El amante

GUARRO teatro

¿Qué revive al amor en trance de morir, qué lo alienta? En El amante, de Harold Pinter, la infidelidad, el morbo, los celos, la humillación, las insoportables fantasías eróticas del adulterio tienen un papel en la escena rutinaria del hogar. Richard y Sarah juegan a anular la habitual represión de la infidelidad y la invitan al hogar para que se acueste en el sofá del tedio y contamine su acartonada felicidad. Se le abre la puerta de la civilizada institución del matrimonio al morbo. A los celos se les dice: habla, a la paranoia se le invita: sube a este escenario. El hogar del aburrimiento se hace proscenio del deseo. El mobiliario del tedio se vuelve escenografía del amor.

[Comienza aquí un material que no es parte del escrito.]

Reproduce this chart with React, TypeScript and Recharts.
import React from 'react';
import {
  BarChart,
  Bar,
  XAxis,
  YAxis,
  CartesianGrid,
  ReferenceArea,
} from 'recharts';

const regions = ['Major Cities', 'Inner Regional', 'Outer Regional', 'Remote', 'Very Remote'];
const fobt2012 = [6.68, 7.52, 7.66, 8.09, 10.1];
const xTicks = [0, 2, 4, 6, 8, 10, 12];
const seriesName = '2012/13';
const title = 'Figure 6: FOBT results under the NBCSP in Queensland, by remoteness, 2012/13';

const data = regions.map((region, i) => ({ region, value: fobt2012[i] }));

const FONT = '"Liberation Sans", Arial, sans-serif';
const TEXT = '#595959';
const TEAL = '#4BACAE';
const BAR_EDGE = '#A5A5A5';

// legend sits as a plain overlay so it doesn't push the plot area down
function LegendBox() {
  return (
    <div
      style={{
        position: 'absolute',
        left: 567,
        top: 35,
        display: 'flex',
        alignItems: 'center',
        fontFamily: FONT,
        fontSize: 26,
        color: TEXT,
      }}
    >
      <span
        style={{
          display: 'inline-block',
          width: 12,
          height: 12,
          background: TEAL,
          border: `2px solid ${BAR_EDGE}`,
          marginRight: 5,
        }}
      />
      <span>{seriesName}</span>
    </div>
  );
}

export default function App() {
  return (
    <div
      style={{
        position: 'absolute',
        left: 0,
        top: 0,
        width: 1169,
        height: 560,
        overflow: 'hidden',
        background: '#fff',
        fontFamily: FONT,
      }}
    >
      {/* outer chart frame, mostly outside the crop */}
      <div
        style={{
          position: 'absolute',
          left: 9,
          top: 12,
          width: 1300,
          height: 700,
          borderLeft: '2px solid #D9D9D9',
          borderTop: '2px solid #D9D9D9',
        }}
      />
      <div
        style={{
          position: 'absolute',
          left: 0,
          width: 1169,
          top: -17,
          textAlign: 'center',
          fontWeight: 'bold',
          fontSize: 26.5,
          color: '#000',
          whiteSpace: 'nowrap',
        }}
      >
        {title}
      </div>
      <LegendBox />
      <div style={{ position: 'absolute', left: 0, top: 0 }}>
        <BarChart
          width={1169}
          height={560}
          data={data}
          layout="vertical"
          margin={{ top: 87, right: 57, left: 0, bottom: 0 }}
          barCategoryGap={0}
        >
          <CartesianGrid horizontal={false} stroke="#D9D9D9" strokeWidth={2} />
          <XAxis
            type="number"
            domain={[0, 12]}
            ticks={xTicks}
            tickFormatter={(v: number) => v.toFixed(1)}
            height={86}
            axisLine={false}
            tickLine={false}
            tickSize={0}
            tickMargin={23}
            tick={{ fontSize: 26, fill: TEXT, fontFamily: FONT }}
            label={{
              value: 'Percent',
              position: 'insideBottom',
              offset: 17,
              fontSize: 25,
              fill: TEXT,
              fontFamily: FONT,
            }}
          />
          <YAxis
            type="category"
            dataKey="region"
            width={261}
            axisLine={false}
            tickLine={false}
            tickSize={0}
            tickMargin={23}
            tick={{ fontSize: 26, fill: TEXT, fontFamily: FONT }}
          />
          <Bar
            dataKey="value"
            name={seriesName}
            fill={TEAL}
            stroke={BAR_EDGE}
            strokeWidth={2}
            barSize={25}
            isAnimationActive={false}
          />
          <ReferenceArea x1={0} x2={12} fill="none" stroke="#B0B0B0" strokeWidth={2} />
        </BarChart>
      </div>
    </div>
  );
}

Con las persianas bajas, porque no se deja de lado el decoro puertas afuera, este amor se pone máscaras para mostrarse más desnudo puertas adentro; se inventa nombres y se personifica como un elenco de amantes que se alternan en el juego erótico de la pareja. El marido presta la alcoba nupcial para un equívoco adulterio. La malva loca abre sus labios para al amante, y parece cerrarse al esposo anfitrión. Pero en ese juego que revisa y exaspera los paradigmas y las costumbres no se excluyen los celos y recelos, sino que se visten como protagonistas subyacentes de la cotidianidad, pero en clave de teatro. Llega entonces el giro argumental que empieza como trampa, como usurpación de identidades. El amante parece asumir a ratos el estilo de un esposo; el esposo actúa a veces con la indiferencia moral de un libertino, fiel solamente a su propio placer. Richard y Sarah se pasan las fantasías el uno al otro, y con ellas los deseos, frustraciones, paranoias, manipulaciones. No es un equilibrio estático: se mueven siempre en el borde de la pérdida, porque el deseo es deseo de lo que no se tiene, de lo que se sospecha en posesión inminente de otro. Todo lo que se reprime es lo que puede reavivar, pero totalmente libre destruye, asusta, separa.